Não é certo que os cientistas consigam sempre isolar aquilo que é do âmbito da ciência daquilo que são as suas próprias opções ideológicas. E às vezes isso vem ao de cima nos pareceres que produzem. A meu ver, acontece em particular na questão das alterações climáticas, em que não há um consenso completo e as posições são, em grande parte, ideológicas. A pandemia trouxe à superfície, com mais acuidade, a questão do papel da ciência nas decisões políticas. Se olharmos para trás, percebemos que, no início, a atitude prudencial pareceu ser a mais conveniente. Depois, houve uma narrativa científica oficial que foi conduzida pela Organização Mundial da Saúde e, em Portugal, pela Direção-Geral da Saúde. Mas é preciso reconhecer que, ao longo deste tempo, houve várias trapalhadas e contradições nas posições ditas científicas dessas instituições. Subsistem várias dúvidas. A ciência não chegou ainda a conclusões precisas sobre a origem do vírus, os modos de contágio ou as estratégias de contenção da epidemia. Há uma série de incertezas, e isso é natural. Os cientistas acabam necessariamente por se enganar em algumas coisas, sobretudo na fase inicial de um fenómeno. 

 

Mas desta vez têm o foco da comunicação social em cima deles.
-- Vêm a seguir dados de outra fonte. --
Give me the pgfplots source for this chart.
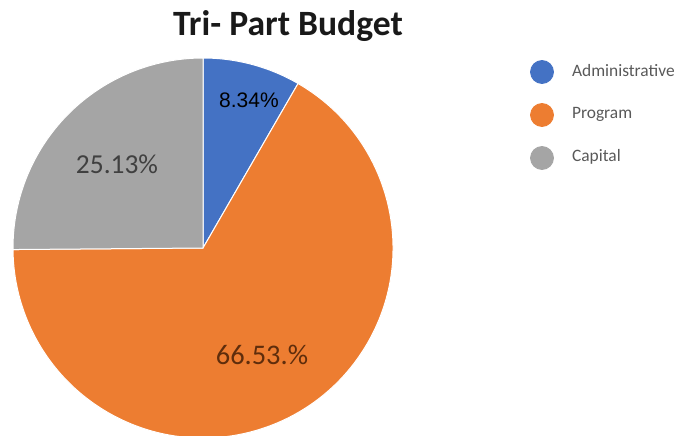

Sim, e a comunicação social tem uma natureza simplificadora e redutora. Não sei se é injusto dizer isto, mas os media são um pouco sedentos de sangue. Aquilo que é mais impactante é o que causa celeuma e isso, neste caso, confluiu numa espécie de discurso do medo que, no princípio, era absolutamente justificável, porque não sabíamos bem o que ia acontecer, mas que, a pouco e pouco, se tornou excessivo. Mas, voltando à relação entre a ciência e a política, a ciência é imprescindível porque explica, analisa, informa, aconselha e pode contribuir para a concretização das escolhas. Contudo, a última palavra não pode ser nunca dada pelos peritos ou pelos cientistas, porque eles não têm uma visão de conjunto, cada um habita no seu silo de conhecimento. A abordagem necessária é política, porque lida com interesses, valores, direitos e bens que às vezes estão em concorrência, em conflito. Há escolhas a fazer. E é preciso legitimidade para decidir, escrutínio, responsabilidade política. Isso é algo que os cientistas não têm.